Gathering around the table

Robin Pogrebin, Abigail Pogrebin and Letty Cottin Pogrebin discuss the importance of family, and the role gathering at the dinner table served in nurturing them, during a luncheon to benefit Project Return. (John Videler/Videler Photography)

Robin Pogrebin, Abigail Pogrebin and Letty Cottin Pogrebin discuss the importance of family, and the role gathering at the dinner table served in nurturing them, during a luncheon to benefit Project Return. (John Videler/Videler Photography)

At Thanksgiving, people come together and share a meal. It is an occasion for gratitude and celebration of families of origin and families by design. A luncheon last month at The Patterson Club paid tribute to this type of bonding.

The October 18 event was hosted by Project Return of Westport, which runs a local, residential home for adolescent girls and young women in crisis. It is a place for them to go to in order to heal and rebuild their lives.

The theme of the group’s inaugural Gather Round the Table luncheon was the centering power of home — a topic that was woven through the anecdotes provided by the guest speakers.

Letty Cottin Pogrebin, author, lecturer, social justice advocate, and founding editor of Ms. Magazine, spoke. She was joined by her twin daughters, Robin Pogrebin, a New York Times cultural reporter, and Abigail Pogrebin, an author and former 60 Minutes producer.

The three women discussed the importance of a family gathering around a dinner table.

Robin said the dinner table is a worthy topic for a luncheon for a group like Project Return that nurtures young girls.

“It’s where we came together,” she said of her family. Abigail said that their dinner table growing up was where she learned skills that have helped her in her career by “having to compete to get your point made.”

Their family also learned to connect to one another over meals.

“We had attentiveness to each other,” she said.

And this way of learning about your children’s lives is something Abigail appreciates as a parent.
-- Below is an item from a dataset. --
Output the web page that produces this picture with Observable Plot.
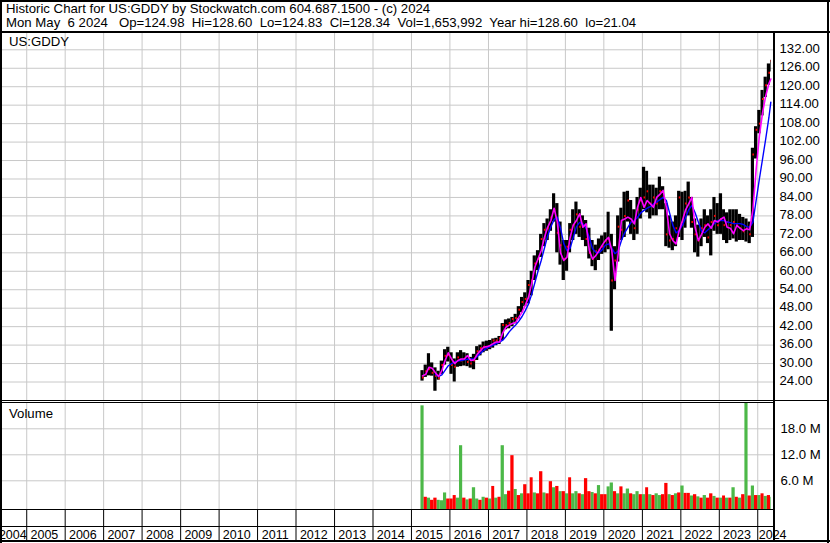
<!DOCTYPE html>
<html><head><meta charset="utf-8">
<script src="https://cdn.jsdelivr.net/npm/d3@7"></script>
<script src="https://cdn.jsdelivr.net/npm/@observablehq/plot@0.6"></script>
<style>
body{margin:0;background:#fff;}
#c{position:relative;width:830px;height:543px;overflow:hidden;background:#fff;font-family:"Liberation Sans",Arial,sans-serif;}
#c svg{position:absolute;display:block;}
</style></head><body><div id="c"></div>
<script>
// ---- header texts ----
const titleLine = "Historic Chart for US:GDDY by Stockwatch.com 604.687.1500 - (c) 2024";
const infoLine = "Mon May  6 2024   Op=124.98  Hi=128.60  Lo=124.83  Cl=128.34  Vol=1,653,992  Year hi=128.60  lo=21.04";
const symbolLabel = "US:GDDY";
const volumeLabel = "Volume";

// ---- axis ticks ----
const priceTicks = [24, 30, 36, 42, 48, 54, 60, 66, 72, 78, 84, 90, 96, 102, 108, 114, 120, 126, 132];
const volTicks = [6, 12, 18];
const yearLabels = [2004, 2005, 2006, 2007, 2008, 2009, 2010, 2011, 2012, 2013, 2014, 2015, 2016, 2017, 2018, 2019, 2020, 2021, 2022, 2023, 2024];

// ---- monthly data, Apr 2015 .. May 2024 ----
const high = [
27.7,29.5,33.2,30.2,28.6,27.5,30.8,34.5,35.3,
33.5,31.5,33.5,34.2,33.5,33.2,32.0,33.0,35.5,36.0,37.0,37.3,
37.5,38.0,38.2,38.8,43.0,44.2,44.5,45.0,46.0,48.5,51.5,53.0,
57.0,60.0,65.0,66.7,72.0,75.5,77.0,80.0,85.2,82.0,76.0,70.0,
70.0,75.5,80.0,82.5,80.0,78.0,76.5,74.0,70.0,68.5,70.5,71.5,
72.5,79.2,72.0,68.0,78.0,80.5,85.7,86.0,83.0,80.0,84.0,87.0,
93.8,92.5,88.0,88.0,87.0,90.6,87.5,82.0,78.0,76.0,78.0,86.0,
85.7,86.0,89.0,84.0,77.0,75.0,77.0,80.0,78.0,80.0,84.0,82.0,
85.2,80.0,79.0,80.0,80.0,80.0,78.5,77.5,77.0,76.0,100.0,107.0,
112.3,118.8,123.1,127.4,128.6];
const low = [
24.3,25.5,26.0,25.9,21.0,24.6,26.5,29.5,30.5,
26.5,24.0,28.8,29.0,29.2,29.0,28.5,28.0,31.0,32.5,33.5,34.0,
34.5,35.0,35.8,36.2,37.5,41.0,41.3,42.0,42.9,44.5,46.5,48.5,
49.4,52.0,57.0,60.2,64.5,68.0,70.0,73.0,76.0,66.0,62.0,57.0,
60.0,66.0,70.0,72.0,71.0,70.0,68.0,64.0,61.5,60.2,63.5,65.5,
66.0,67.0,40.5,54.0,63.0,70.0,71.0,76.0,72.0,70.0,72.0,77.0,
80.0,79.0,77.0,78.0,78.0,80.0,80.0,68.0,67.5,66.7,68.0,71.0,
70.0,74.0,78.0,74.0,66.0,64.6,68.0,71.0,69.0,65.0,73.0,72.0,
72.0,70.0,69.0,70.0,70.5,69.5,70.0,70.0,69.5,69.0,71.0,96.5,
104.7,110.5,116.5,120.5,124.8];
const close = [
25.5,27.5,28.2,27.0,26.0,25.2,29.5,32.5,32.8,
29.5,29.0,32.0,31.0,31.5,30.5,30.0,31.0,34.0,35.0,35.5,35.0,
35.5,37.5,37.5,38.2,42.5,42.5,43.2,44.5,44.8,47.5,50.0,51.0,
55.5,57.0,62.5,64.0,70.5,73.5,74.0,77.5,80.0,72.5,68.5,64.0,
68.0,73.5,75.0,78.5,74.5,75.0,70.5,66.0,64.0,66.5,67.0,68.0,
70.0,70.5,57.0,63.5,74.5,73.5,78.0,83.0,76.0,74.0,80.0,83.0,
84.0,86.0,82.0,84.0,82.0,86.0,84.0,72.0,70.0,70.5,74.0,84.0,
76.0,82.0,84.0,76.0,72.0,70.0,74.0,75.0,71.0,76.0,78.0,75.0,
77.0,75.0,76.0,75.0,76.0,75.0,74.0,73.0,74.0,72.0,98.0,106.0,
108.0,116.0,120.5,124.5,128.34];
// short moving average (magenta)
const maShort = [
26.0,26.5,28.8,28.5,27.0,25.8,27.7,31.0,33.5,
31.5,30.0,31.0,31.5,31.5,32.6,31.0,31.2,33.0,34.2,35.3,35.5,
35.9,36.5,37.0,37.0,40.0,41.8,42.5,43.0,43.4,45.0,46.7,49.0,
51.6,56.0,61.3,64.0,66.7,71.0,74.3,76.5,80.5,76.0,66.0,63.5,
64.6,71.0,75.0,76.5,78.7,74.3,75.4,66.7,64.0,65.1,66.7,68.5,
70.0,71.0,66.7,57.0,65.7,76.5,77.0,77.6,77.0,75.4,80.8,84.0,
80.8,83.0,82.0,80.8,84.0,85.0,86.3,80.8,72.2,70.0,68.9,73.2,
76.5,80.0,81.9,84.0,74.3,70.0,72.0,74.3,75.4,74.0,76.5,76.0,
77.0,77.6,74.3,74.0,72.2,74.9,74.0,73.2,73.8,73.5,80.0,93.0,
104.0,111.5,117.0,121.0,122.5];
// long moving average (blue)
const maLong = [
null,null,null,null,26.5,25.8,26.3,27.8,29.3,
30.0,30.5,30.8,31.0,31.2,31.4,31.5,31.5,32.3,33.3,34.3,35.0,
35.5,36.0,36.5,37.0,37.6,38.8,40.3,41.5,42.5,43.8,45.3,47.2,
49.4,52.5,56.2,60.0,63.5,67.5,71.5,74.5,76.8,77.6,74.0,69.0,
66.7,67.5,71.0,74.5,75.9,75.4,74.0,71.0,67.3,66.2,66.0,67.0,
68.5,68.9,67.5,65.7,66.7,70.0,72.5,74.3,76.0,76.5,77.5,79.0,
79.8,80.5,81.0,81.9,82.5,83.3,84.0,83.0,79.0,75.0,72.5,73.2,
75.0,77.5,80.0,81.4,79.0,76.0,73.0,72.5,73.5,74.5,75.5,76.5,
76.5,76.5,76.0,75.8,75.5,75.5,75.5,75.2,74.5,74.3,76.0,83.0,
90.0,96.5,103.0,110.0,115.0];
// volume in millions
const volume = [
23.3,2.2,2.0,1.5,2.0,1.5,1.4,3.2,1.8,
1.8,2.6,2.0,14.1,2.0,1.6,1.8,4.4,1.8,1.5,2.2,2.0,
1.8,4.7,2.0,2.2,14.1,2.8,3.6,11.8,4.0,2.6,3.0,5.1,
3.0,6.7,3.2,3.0,8.1,3.2,3.0,5.8,4.4,4.7,3.5,3.5,
3.0,6.7,3.0,3.5,3.0,2.8,6.5,3.5,3.3,3.0,4.9,2.8,
2.8,4.6,5.5,3.5,3.0,4.6,3.0,4.1,3.0,2.8,3.5,2.8,
2.8,4.4,2.8,2.6,3.0,2.6,2.8,5.4,2.8,2.6,3.0,3.2,
4.8,3.1,3.1,2.5,2.8,2.3,2.0,2.6,2.0,3.0,2.4,2.0,
2.0,2.5,2.0,2.0,4.4,2.2,2.0,2.8,25.0,2.5,4.8,2.6,
2.6,3.0,2.4,2.6,2.2];
// volume bar direction: g = up (green), r = down (red)
const volDir = ("grgrrgggr" + "rrggrgrggrgr" + "grgrggrrgrgr" + "rrgrrgrrgrgr" + "grggrgrrgrgr" +
  "rggrgrggrggr" + "grgrggrrgrgr" + "grrgrgrgrrgr" + "grgrgrgrgrgr" + "grgrg").split("");

// ---- build rows ----
const monthStarts = d3.utcMonth.range(new Date(Date.UTC(2015, 3, 1)), new Date(Date.UTC(2024, 4, 2)));
const lastDay = new Date(Date.UTC(2024, 4, 7));
const rows = monthStarts.map((d, i) => {
  const x2 = i < monthStarts.length - 1 ? monthStarts[i + 1] : lastDay;
  return {x1: d, x2, xm: new Date((+d + +x2) / 2), hi: high[i], lo: low[i], cl: close[i],
    ma1: maShort[i], ma2: maLong[i], vol: volume[i], dir: volDir[i]};
});
const yearStarts = yearLabels.slice(1).map(y => new Date(Date.UTC(y, 0, 1)));

const FONT = "'Liberation Sans', Arial, sans-serif";
const xScale = {type: "utc", domain: [new Date(Date.UTC(2004, 4, 16)), new Date(Date.UTC(2024, 5, 8))], axis: null};
const GRID = "#c8c8c8";
const GREEN = "#4cb848";
const base = {width: 830, marginLeft: 2, marginRight: 56, marginTop: 0, marginBottom: 0,
  style: {fontFamily: FONT, background: "transparent", color: "#000"}};

const c = document.getElementById("c");

// price panel
const price = Plot.plot({...base, height: 367,
  x: xScale,
  y: {domain: [17.99, 137.3], axis: null},
  marks: [
    Plot.ruleX(yearStarts, {stroke: GRID}),
    Plot.ruleY(priceTicks, {stroke: GRID}),
    Plot.rect(rows, {x1: "x1", x2: "x2", y1: "lo", y2: "hi", fill: "#000"}),
    Plot.ruleY(rows, {y: "cl", x1: "xm", x2: "x2", stroke: "#ff0000", strokeWidth: 2}),
    Plot.line(rows, {x: "xm", y: "ma2", stroke: "#0000ff", strokeWidth: 1.4}),
    Plot.line(rows, {x: "xm", y: "ma1", stroke: "#ff00ff", strokeWidth: 1.6}),
    Plot.axisY(priceTicks, {anchor: "right", tickSize: 0, tickPadding: 5, label: null,
      tickFormat: d => d.toFixed(2), fontSize: 13.2, dy: -1})
  ]});
price.style.left = "0px"; price.style.top = "33px";
c.appendChild(price);

// volume panel
const VOL_FLOOR = -0.62;
const vol = Plot.plot({...base, height: 106,
  x: xScale,
  y: {domain: [VOL_FLOOR, 23.84], axis: null},
  marks: [
    Plot.ruleX(yearStarts, {stroke: GRID}),
    Plot.ruleY(volTicks, {stroke: GRID}),
    Plot.rect(rows, {filter: d => d.dir === "g", x1: "x1", x2: "x2", y1: VOL_FLOOR, y2: "vol", fill: GREEN, clip: true}),
    Plot.rect(rows, {filter: d => d.dir === "r", x1: "x1", x2: "x2", y1: VOL_FLOOR, y2: "vol", fill: "#ff0000", clip: true}),
    Plot.axisY(volTicks, {anchor: "right", tickSize: 0, tickPadding: 6, label: null,
      tickFormat: d => d.toFixed(1) + " M", fontSize: 13.2})
  ]});
vol.style.left = "0px"; vol.style.top = "403px";
c.appendChild(vol);

// year axis strip
const yearData = yearLabels.map((y, i) => {
  if (i === 0) return {label: String(y), x: new Date(Date.UTC(y + 1, 0, 1)), anchor: "end"};
  if (i === yearLabels.length - 1) return {label: String(y), x: new Date(Date.UTC(y, 0, 1)), anchor: "start"};
  return {label: String(y), x: new Date(Date.UTC(y, 6, 2)), anchor: "middle"};
});
const axisStrip = Plot.plot({...base, height: 33,
  x: xScale,
  marks: [
    Plot.ruleX(yearStarts, {stroke: "#000"}),
    ...["end", "middle", "start"].map(a => Plot.text(yearData.filter(d => d.anchor === a), {
      x: "x", text: "label", textAnchor: a, dx: a === "end" ? 0 : a === "start" ? 1 : -1.5,
      frameAnchor: "bottom", lineAnchor: "bottom", dy: -3.5, fontSize: 12.5, fill: "#000"}))
  ]});
axisStrip.style.left = "0px"; axisStrip.style.top = "509px";
c.appendChild(axisStrip);

// overlay: frame lines and labels
const ns = "http://www.w3.org/2000/svg";
const ov = document.createElementNS(ns, "svg");
ov.setAttribute("width", 830); ov.setAttribute("height", 543);
ov.style.left = "0px"; ov.style.top = "0px";
function rect(x, y, w, h) {
  const r = document.createElementNS(ns, "rect");
  r.setAttribute("x", x); r.setAttribute("y", y); r.setAttribute("width", w); r.setAttribute("height", h);
  r.setAttribute("fill", "#000"); ov.appendChild(r);
}
function text(s, x, y, size) {
  const t = document.createElementNS(ns, "text");
  t.setAttribute("x", x); t.setAttribute("y", y);
  t.setAttribute("font-family", FONT); t.setAttribute("font-size", size);
  t.setAttribute("fill", "#000");
  t.setAttributeNS("http://www.w3.org/XML/1998/namespace", "xml:space", "preserve");
  t.style.whiteSpace = "pre";
  t.textContent = s; ov.appendChild(t);
}
rect(0, 0, 830, 2);      // top
rect(0, 0, 2, 543);      // left
rect(827, 0, 2, 543);    // right
rect(0, 540, 830, 2);    // bottom
rect(0, 31, 830, 2);     // header bottom
rect(773, 33, 2, 508);   // axis divider
rect(0, 400, 829, 1);    // double line
rect(0, 402, 774, 1);
rect(0, 509, 774, 1);    // volume bottom
rect(0, 526, 774, 1);    // tick row bottom
text(titleLine, 6, 13, 13.2);
text(infoLine, 6, 26.5, 13.2);
text(symbolLabel, 9, 45.7, 13.2);
text(volumeLabel, 9, 418, 13.2);
c.appendChild(ov);
</script></body></html>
“I notice it now,” she said. “It’s when something plops out of their mouth. It’s really a crucial time, mealtime.”

Abigail said that in some ways her parents might have known too much.

“My parents were over-involved in our lives,” she said. “My father remembers who slighted us at 9. He hasn’t forgiven them.”

Another way Letty learned about her children growing up was by roaming onto their turf.

“I would just hang out in their rooms,” she said. This type of attentiveness and care is something that Project Return tries to carve out in its residential program.

It is equipped to house up to seven girls at a time and has a full-time staff.

Letty said she was impressed that Project Return is able to give that level of nurturing to the girls at the home.

“I’m not sure how Project Return manages that,” she said.

A part of empowering the children in the Pogrebin household was to treat the two daughters and one son equally, raising children without sex role stereotypes.

“My husband and I were committed to that,” Letty said.

Impartiality when it comes to gender is important to Letty, and she has come up with a simple test to determine if you are sexist.

She suggests standing at the doorway for a girl child’s room and asking the question, could a boy move into this room without changing a thing?

“If not, you are sexist,” she said.

The Pogrebin children were encouraged to make of their futures what they wanted. Both girls went on to pursue successful, “lofty” careers and be wives and mothers their own way.

“Our future was what we made of it,” Robin said.

Robin learned a lot growing up with a feminist for a mother during a time when women were just beginning to have doors open to an array of opportunities in the world.

“My mother was a huge role model,” she said.

Robin has made the choice to give up certain things in her career in order to be home at night for her children during their formative years. But she still knows the world is her oyster.

“It’s not about having it all at once,” she said. “It’s about having it all eventually.”

For Letty, being a feminist is not about replacing one set of expectations with another. It’s about having options. And that is what she has wanted for her daughters.

“I’m thrilled with their choices,” she said. “Why? Because they’re happy.”

Letty hopes that one day there will be no need to use a gender distinction in a profession description.

“I’d like to see a world where you don’t say, ‘woman doctor,’” she said.

Project Return has been around for 26 years and tries to help the women placed there reach for their own dreams.

The group plays a life-changing role in the lives of its residents by helping them develop self-esteem, confidence, values, and the life skills they need to thrive.

Even after leaving the group home, its former residents receive services and a welcome when they come back to visit.

Lorin Klaris, a past president of Project Return, thought the Pogrebin ladies were a perfect choice as speakers for the event.

“They’re what a loving family should look like,” Ms. Klaris said. “A family that has an understanding of being there for each other.”

She said the staff and services of Project Return will always be there for the girls and young women who come through the doors, “just like a real family.”

And just like the message of choice that Letty infused her children with, each of the residents is encouraged to ultimately make her own life what she wants.

This is a skill set Ms. Klaris wants to see the residents incorporate into their lives.

“It is our hope that each girl who comes through the door gains a better understanding of herself,” Ms. Klaris said.